_REQUIRED TASK_
Search the records below for the word "this" and show every line where it occurs.

_PROVIDED INFORMATION_

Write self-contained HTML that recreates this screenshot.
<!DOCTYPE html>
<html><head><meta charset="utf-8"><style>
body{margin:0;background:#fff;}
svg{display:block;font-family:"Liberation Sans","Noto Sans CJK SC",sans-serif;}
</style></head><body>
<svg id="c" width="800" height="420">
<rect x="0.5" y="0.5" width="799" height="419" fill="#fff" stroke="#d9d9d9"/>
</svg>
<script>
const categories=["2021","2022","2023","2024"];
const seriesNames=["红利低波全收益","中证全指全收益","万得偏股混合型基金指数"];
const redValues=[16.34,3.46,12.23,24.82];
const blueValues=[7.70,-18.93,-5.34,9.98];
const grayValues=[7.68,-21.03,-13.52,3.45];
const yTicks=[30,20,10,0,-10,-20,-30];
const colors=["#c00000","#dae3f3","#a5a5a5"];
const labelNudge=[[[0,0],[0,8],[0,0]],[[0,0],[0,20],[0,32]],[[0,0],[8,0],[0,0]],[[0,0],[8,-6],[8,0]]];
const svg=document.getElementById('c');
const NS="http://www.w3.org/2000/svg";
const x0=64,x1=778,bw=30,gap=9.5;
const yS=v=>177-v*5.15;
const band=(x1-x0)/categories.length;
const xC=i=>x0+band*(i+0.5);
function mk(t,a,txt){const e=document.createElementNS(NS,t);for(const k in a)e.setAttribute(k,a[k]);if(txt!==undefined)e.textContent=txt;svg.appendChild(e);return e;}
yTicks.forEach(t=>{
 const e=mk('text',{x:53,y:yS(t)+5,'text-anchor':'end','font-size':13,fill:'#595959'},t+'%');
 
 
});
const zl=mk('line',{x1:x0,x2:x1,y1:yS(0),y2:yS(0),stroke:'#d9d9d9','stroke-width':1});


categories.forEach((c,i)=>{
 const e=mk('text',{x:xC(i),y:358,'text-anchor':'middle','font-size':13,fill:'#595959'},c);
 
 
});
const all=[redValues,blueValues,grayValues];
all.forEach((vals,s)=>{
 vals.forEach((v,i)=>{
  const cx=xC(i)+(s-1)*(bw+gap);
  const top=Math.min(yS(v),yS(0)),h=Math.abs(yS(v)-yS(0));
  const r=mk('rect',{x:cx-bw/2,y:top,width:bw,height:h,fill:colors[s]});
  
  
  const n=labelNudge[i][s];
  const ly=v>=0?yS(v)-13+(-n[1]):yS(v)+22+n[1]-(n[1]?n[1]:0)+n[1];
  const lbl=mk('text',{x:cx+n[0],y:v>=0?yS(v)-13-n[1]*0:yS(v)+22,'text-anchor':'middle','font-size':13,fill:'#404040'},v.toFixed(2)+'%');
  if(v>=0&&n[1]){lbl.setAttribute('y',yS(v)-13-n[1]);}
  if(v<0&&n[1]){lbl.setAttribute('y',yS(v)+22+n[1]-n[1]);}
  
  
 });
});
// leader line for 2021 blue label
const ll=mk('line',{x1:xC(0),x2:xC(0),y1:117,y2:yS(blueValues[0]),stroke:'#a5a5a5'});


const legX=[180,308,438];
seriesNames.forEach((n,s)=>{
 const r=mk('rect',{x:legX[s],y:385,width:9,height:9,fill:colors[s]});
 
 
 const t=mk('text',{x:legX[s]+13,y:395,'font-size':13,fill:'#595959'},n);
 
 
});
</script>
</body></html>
...
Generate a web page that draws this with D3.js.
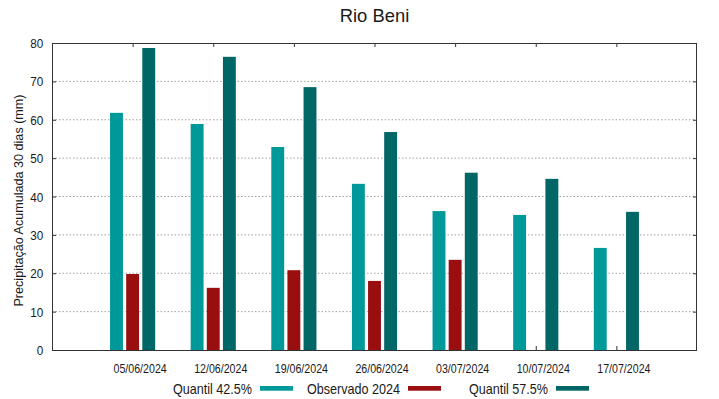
---
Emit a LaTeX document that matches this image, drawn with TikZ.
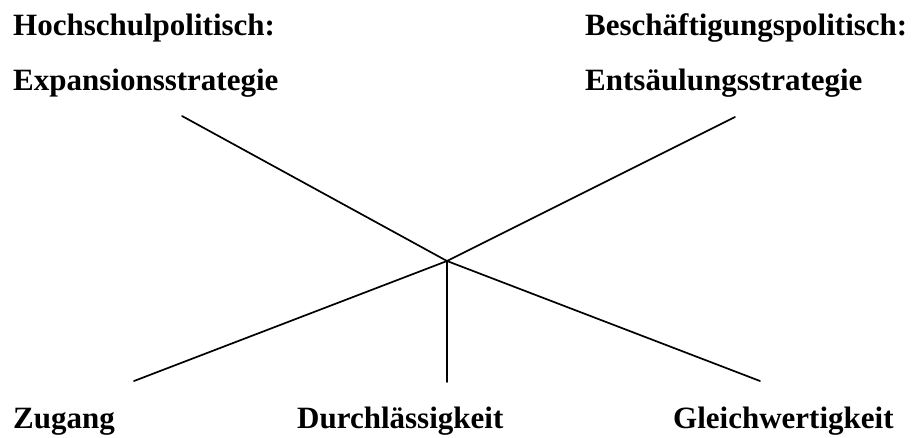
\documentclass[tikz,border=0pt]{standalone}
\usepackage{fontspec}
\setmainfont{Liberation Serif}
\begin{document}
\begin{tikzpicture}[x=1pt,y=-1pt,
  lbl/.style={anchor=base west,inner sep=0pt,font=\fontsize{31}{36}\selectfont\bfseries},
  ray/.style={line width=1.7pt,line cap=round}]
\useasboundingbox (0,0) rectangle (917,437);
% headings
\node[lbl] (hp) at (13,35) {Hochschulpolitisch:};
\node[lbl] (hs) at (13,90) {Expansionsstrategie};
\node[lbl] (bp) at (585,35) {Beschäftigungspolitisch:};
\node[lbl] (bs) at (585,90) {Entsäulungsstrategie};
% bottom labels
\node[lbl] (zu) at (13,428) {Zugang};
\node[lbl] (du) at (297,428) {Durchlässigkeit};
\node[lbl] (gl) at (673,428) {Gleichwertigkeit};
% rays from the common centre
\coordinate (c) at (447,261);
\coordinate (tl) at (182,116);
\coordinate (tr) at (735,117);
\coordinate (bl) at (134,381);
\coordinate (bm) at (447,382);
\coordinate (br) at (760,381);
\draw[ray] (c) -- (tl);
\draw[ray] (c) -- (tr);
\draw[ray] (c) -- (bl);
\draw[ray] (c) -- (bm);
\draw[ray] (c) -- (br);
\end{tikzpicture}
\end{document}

_RIGHT ANSWER_
Write self-contained HTML that recreates this screenshot.
Generate a web page that draws this with D3.js.
Emit a LaTeX document that matches this image, drawn with TikZ.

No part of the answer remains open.